There are a couple things here that make me think we may still be worse off.
1. The netflow padding is not designed to simulate client traffic. It is designed to aggregate client traffic together over time in the adversary's logs. Instead of seeing a discrete "520KB xfer in this 15 second period, 80KB in that one, and 2300KB in that one, and then silence for 25 minutes", the adversary records "2900KB traffic total in this half hour". For this aggregation to help, there really needs to be other traffic during that half hour. This is why I keep saying that more concurrent activity is better than only using the second guard sometimes. (WTF-PAD could do things like you describe above, but we need to program histograms+state machines for that).
2. Detection of when to switch to this second guard seems complicated and error prone, and if it results in unavailability, it is strictly worse. If it switches to the second guard at the first sign of RESOURCELIMIT and path selection issues, well, then you're adding a lot of complexity for how much benefit (and also complexity that could be manipulated by the adversary).

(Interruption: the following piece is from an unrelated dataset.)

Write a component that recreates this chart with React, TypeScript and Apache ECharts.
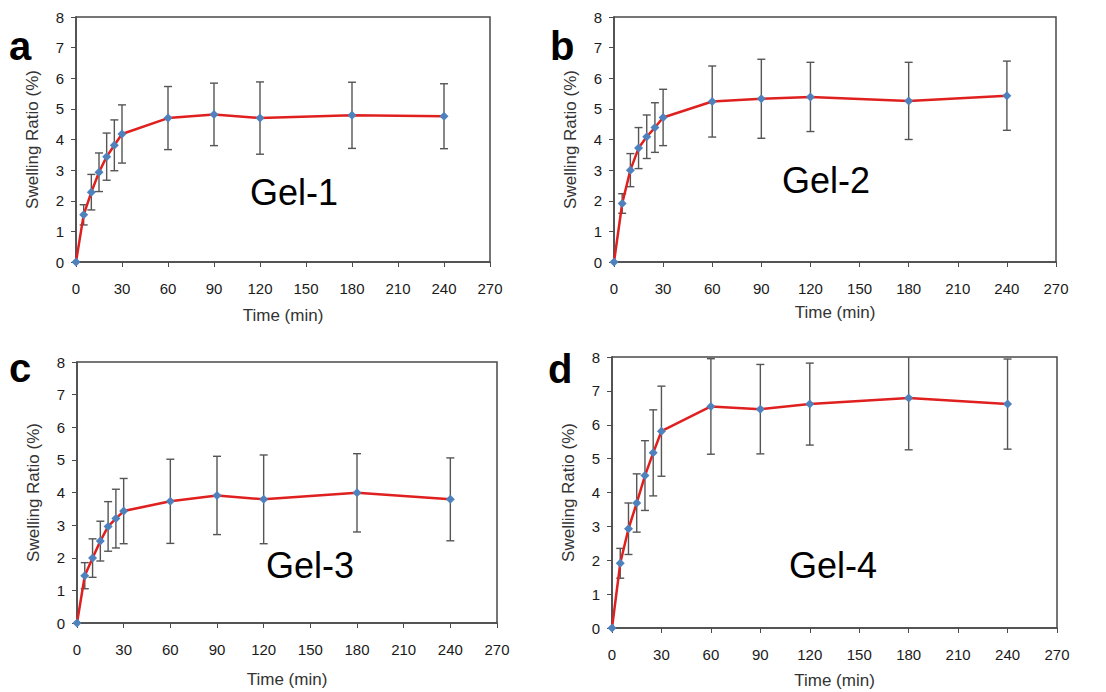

Whereas that first risk does seem plausible to me -- worth trying to reduce. I think we should start by enumerating as many scary scenarios as we can (where scary means "currently we would shift away from our first guard"), and then fix as many of them as we can. Then we should look at the remaining scenarios where we would switch over to using our backup guard (like, when our first guard isn't able to build new circuits for us), and decide if the cost of the additional load on the network is worth hiding that transition timing from a netflow-level client-side-ISP adversary. I can see the answer being "yes, it's worth it", but I think it will be useful to have a good handle on which transition scenarios remain.
Well, "fixing" the largest, most frequent, and adversary controlled classes of these requires:
1. Removing path restrictions. 2. Recognizing DoS attacks and differentiating them from bad network conditions.
#2 is what worries me. Any solution to #2 that is agile enough to avoid downtime strikes me as no better than "switch to guard #2 with probability 1/2 after a RESOURCELIMIT or any other circuit failure" (which is what the code would do today with two equal guards), and a hell of a lot more complex (with risk of a downtime signal or adversary path influence if we get it wrong).